Indien het toelagebesluit op 6 oktober 2015 zou hebben geluid zoals het rechtens had moeten luiden, had geïntimeerde het alsnog verschuldigde bedrag binnen een maand moeten uitbetalen. Daarna ontstond pas het verzuim dat de verschuldigdheid van wettelijke rente tot gevolg heeft. Dat artikel 9, tweede lid, van het Bzl vermeldt dat de toelage samen met de bezoldiging betaalbaar wordt gesteld, doet daaraan niet af. Toen dat bij de desbetreffende salarisuitbetalingen niet geschiedde, is appellant daar immers niet tegen opgekomen. Hij kan zich er dan hier niet meer op beroepen dat dit onrechtmatig was.
Appellant kan dan ook niet staande houden dat het Gerecht hem tekort heeft gedaan door de begindatum van de renteberekening op de datum van het toelagebesluit vast te stellen.
5. Wat betreft de vordering van schadevergoeding overweegt de Raad dat appellant, anders dan hij meent, niet aannemelijk heeft gemaakt dat hij als gevolg van het toelagebesluit immateriële- en/of belastingschade heeft geleden.
Ten aanzien van de gestelde belastingschade veronderstelt hij ten onrechte dat de toelage uitbetaald had moeten worden bij de desbetreffende salarisbetalingen. Gewezen wordt op wat onder 4 is overwogen. Een andere grond voor de beweerdelijke belastingschade dan die onjuiste veronderstelling heeft appellant niet aangevoerd.

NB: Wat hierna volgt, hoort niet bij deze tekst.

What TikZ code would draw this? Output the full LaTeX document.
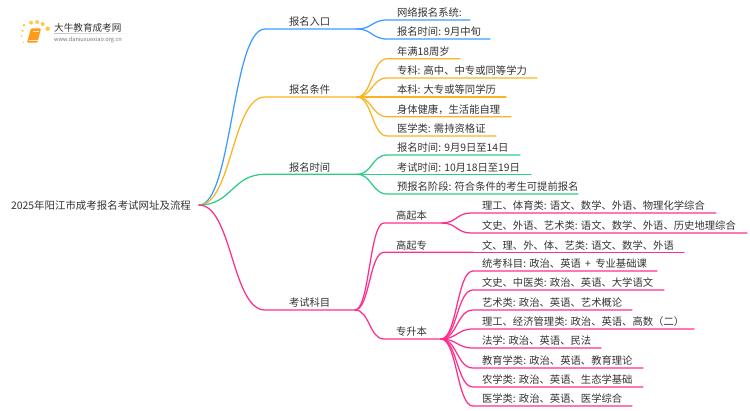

Ten aanzien van de immateriële schade is niet gebleken van een ernstige schending bij het toelagebesluit van een fundamenteel recht, die grond zou kunnen vormen voor een zodanige schadevergoeding. Dat appellant dit zo heeft beleefd, maakt dat niet anders.
Het Gerecht heeft de vordering tot schadevergoeding dan ook terecht afgewezen.
6. De slotsom is de aangevallen uitspraak kan worden bevestigd. Voor een proceskostenveroordeling in hoger beroep bestaat geen aanleiding.

Beslissing

De Raad
bevestigtde aangevallen uitspraak
Aldus gegeven door mrs. D. Haan, voorzitter, en L.C. Hoefdraad en J. Sybesma, leden, en in het openbaar uitgesproken op 18 januari 2019 in tegenwoordigheid van de griffier.